The IT firm behind the e-Citizen payment platform says no cash been lost in the platform.
Speaking during a press briefing on Friday, Webmasters Managing Director James Ayugi said that all the cash collected using the platform is kept to the Central Bank.
“Even the refunds that are due to be made for various service that people have paid for twice are to be made by the government. We do not handle any cash,” Ayugi said.
Webmasters was contracted to set up the e-Citizen platform and collect revenue on behalf of the government in 2013 and the Treasury later disowned the firm. While they initially started with 10 services on a trial basis after receiving some cash from the World Bank, the firm has now increased government services to more than 100.
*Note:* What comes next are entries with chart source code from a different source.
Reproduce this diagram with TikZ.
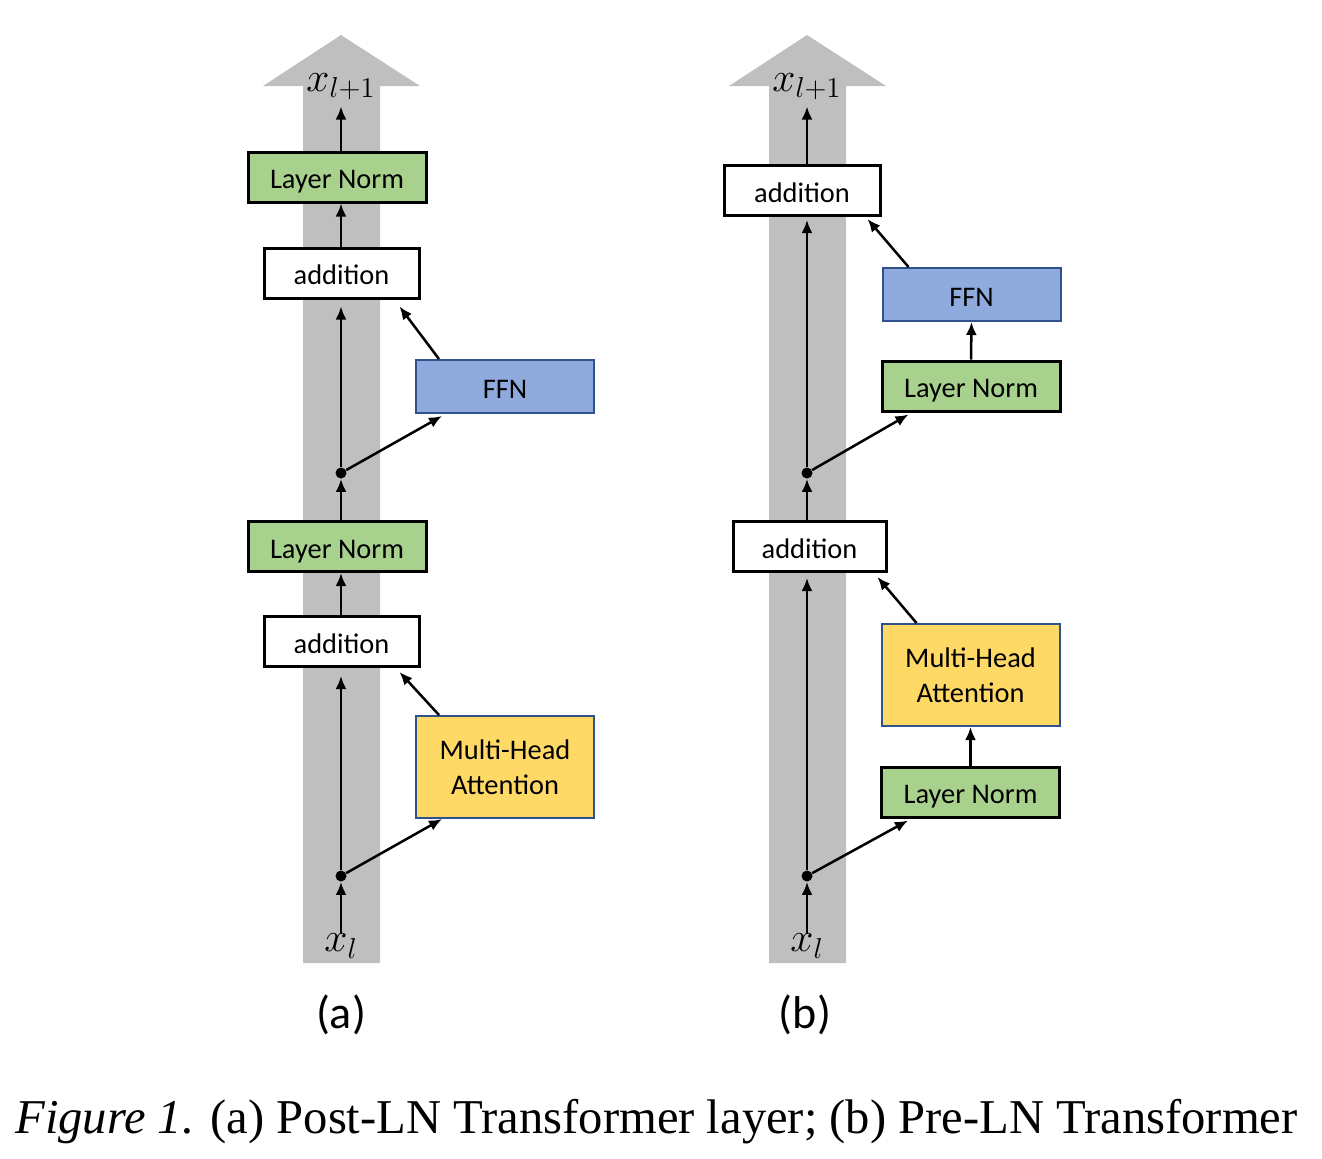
\documentclass[tikz,border=0pt]{standalone}
\usepackage{fontspec}
\setmainfont{Carlito}
\newfontfamily\capfont{Liberation Serif}
\usetikzlibrary{calc,arrows.meta}

\definecolor{lngreen}{HTML}{A9D18E}
\definecolor{ffnblue}{HTML}{8FAADC}
\definecolor{mhayellow}{HTML}{FFD966}
\definecolor{edgeblue}{HTML}{2F528F}
\definecolor{bandgray}{HTML}{BFBFBF}

\begin{document}
\begin{tikzpicture}[x=0.5pt,y=-0.5pt,>={Latex[length=6.5pt,width=5.5pt]},
    box/.style={draw=black, line width=1.5pt, minimum width=89pt, minimum height=25pt,
                inner sep=0pt, text height=11.5pt, text depth=0pt,
                font=\fontsize{14.2}{17.5}\selectfont},
    ln/.style={box, fill=lngreen},
    add/.style={box, fill=white, minimum width=77.5pt},
    ffn/.style={box, fill=ffnblue, draw=edgeblue, line width=1pt, minimum height=26.5pt},
    mha/.style={ffn, fill=mhayellow, minimum height=51pt, align=center,
                text height={}, text depth={}},
    dot/.style={circle, fill=black, inner sep=0pt, minimum size=5.5pt},
    vec/.style={inner sep=0pt, font=\fontsize{22}{26}\selectfont},
    flow/.style={->, line width=1.25pt}]
        \useasboundingbox (0,0) rectangle (1322,1158);
        % the grey residual streams
        \foreach \c in {341,807}
                \fill[bandgray] (\c-38,963) -- (\c-38,86) -- (\c-78,86) -- (\c,35)
                        -- (\c+79,86) -- (\c+39,86) -- (\c+39,963) -- cycle;

        % (a) Post-LN
        \node[ln]  (lnTopA)  at (337,177)   {Layer Norm};
        \node[add] (addTopA) at (341.5,273) {addition};
        \node[ffn] (ffnA)    at (505,386.5) {FFN};
        \node[dot] (dotTopA) at (341,473)   {};
        \node[ln]  (lnMidA)  at (337,546.5) {Layer Norm};
        \node[add] (addLowA) at (341.5,641.5) {addition};
        \node[mha] (mhaA)    at (505,767)   {Multi-Head\\Attention};
        \node[dot] (dotLowA) at (341,876)   {};
        \node[vec] (xinA)    at (341,946)   {$x_l$};
        \node[vec] (xoutA)   at (341,87)    {$x_{l+1}$};
        \node[font=\fontsize{23}{26}\selectfont] (capA) at (341,1015) {(a)};

        \draw[flow] (xinA.north) -- (dotLowA);
        \draw[flow, shorten >=4pt] (dotLowA) -- (addLowA.south -| dotLowA);
        \draw[flow] (dotLowA) -- ([xshift=13.5pt]mhaA.south west);
        \draw[flow] ([xshift=12pt]mhaA.north west) -- ([xshift=-10.5pt,yshift=-2pt]addLowA.south east);
        \draw[flow] (addLowA.north -| dotLowA) -- (lnMidA.south -| dotLowA);
        \draw[flow] (lnMidA.north -| dotTopA) -- (dotTopA);
        \draw[flow, shorten >=3.5pt] (dotTopA) -- (addTopA.south -| dotTopA);
        \draw[flow] (dotTopA) -- ([xshift=13.5pt,yshift=-1pt]ffnA.south west);
        \draw[flow] ([xshift=12pt]ffnA.north west) -- ([xshift=-10.5pt,yshift=-3.5pt]addTopA.south east);
        \draw[flow] (addTopA.north -| dotTopA) -- (lnTopA.south -| dotTopA);
        \draw[flow, shorten >=3pt] (lnTopA.north -| dotTopA) -- (xoutA.south -| dotTopA);

        % (b) Pre-LN
        \node[add, minimum width=78pt] (addTopB) at (802,190.5) {addition};
        \node[ffn] (ffnB)    at (971.5,294.5) {FFN};
        \node[ln]  (lnUpB)   at (971,386)   {Layer Norm};
        \node[dot] (dotTopB) at (807,473)   {};
        \node[add, minimum width=76.5pt] (addLowB) at (809.5,546.5) {addition};
        \node[mha] (mhaB)    at (970.5,675) {Multi-Head\\Attention};
        \node[ln]  (lnLowB)  at (970.5,792) {Layer Norm};
        \node[dot] (dotLowB) at (807,876)   {};
        \node[vec] (xinB)    at (807,946)   {$x_l$};
        \node[vec] (xoutB)   at (807,87)    {$x_{l+1}$};
        \node[font=\fontsize{23}{26}\selectfont] (capB) at (805,1015) {(b)};

        \draw[flow] (xinB.north) -- (dotLowB);
        \draw[flow, shorten >=2.5pt] (dotLowB) -- (addLowB.south -| dotLowB);
        \draw[flow] (dotLowB) -- ([xshift=14pt,yshift=-1pt]lnLowB.south west);
        \draw[flow] (lnLowB.north) -- (mhaB.south);
        \draw[flow] ([xshift=18pt]mhaB.north west) -- ([xshift=-5pt,yshift=-2pt]addLowB.south east);
        \draw[flow] (addLowB.north -| dotTopB) -- (dotTopB);
        \draw[flow, shorten >=1.5pt] (dotTopB) -- (addTopB.south -| dotTopB);
        \draw[flow] (dotTopB) -- ([xshift=14pt,yshift=-1pt]lnUpB.south west);
        \draw[flow] (lnUpB.north) -- (ffnB.south);
        \draw[flow] ([xshift=13.5pt]ffnB.north west) -- ([xshift=-7pt,yshift=-1pt]addTopB.south east);
        \draw[flow, shorten >=3pt] (addTopB.north -| dotTopB) -- (xoutB.south -| dotTopB);

        % caption
        \node[anchor=west, inner sep=0pt, font=\capfont\fontsize{24.3}{28}\selectfont] (caption) at (15,1122)
                {\textit{Figure 1.} (a) Post-LN Transformer layer; (b) Pre-LN Transformer};
\end{tikzpicture}
\end{document}
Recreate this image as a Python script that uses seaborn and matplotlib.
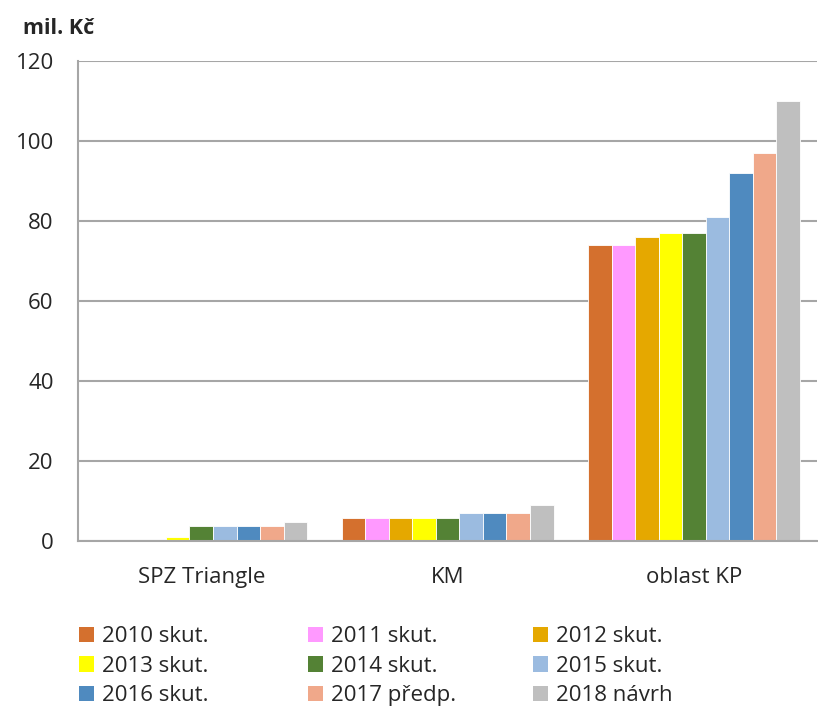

The e-Citizen is a digital platform on which the government has been providing essential services including applications for business registration certificates, title deeds, driving license, passports, police clearance certificates and motor vehicles logbooks.
However, Webmasters MD James Ayugi said the reports claiming that Sh5.6 billion had disappeared were not true.
Ayugi said no single government department has complained of loss of revenue because the e-Citizen is just an enabler for different departments in government.
He said all the state agencies have accountants who do reconciliations and no single complaint of loss of revenue through the platform has been lodged.
The firm has collected Sh40 billion for the state which has been wired to the Treasury since the inception of the programme in 2014.
Ayugi said no one is holding the cash anywhere as it moves from paybill to the government account at the Central Bank.
According to Webmasters, officers within different departments including Treasury are able to verify each and every payment because they have their own verification dashboard on reporting daily revenue.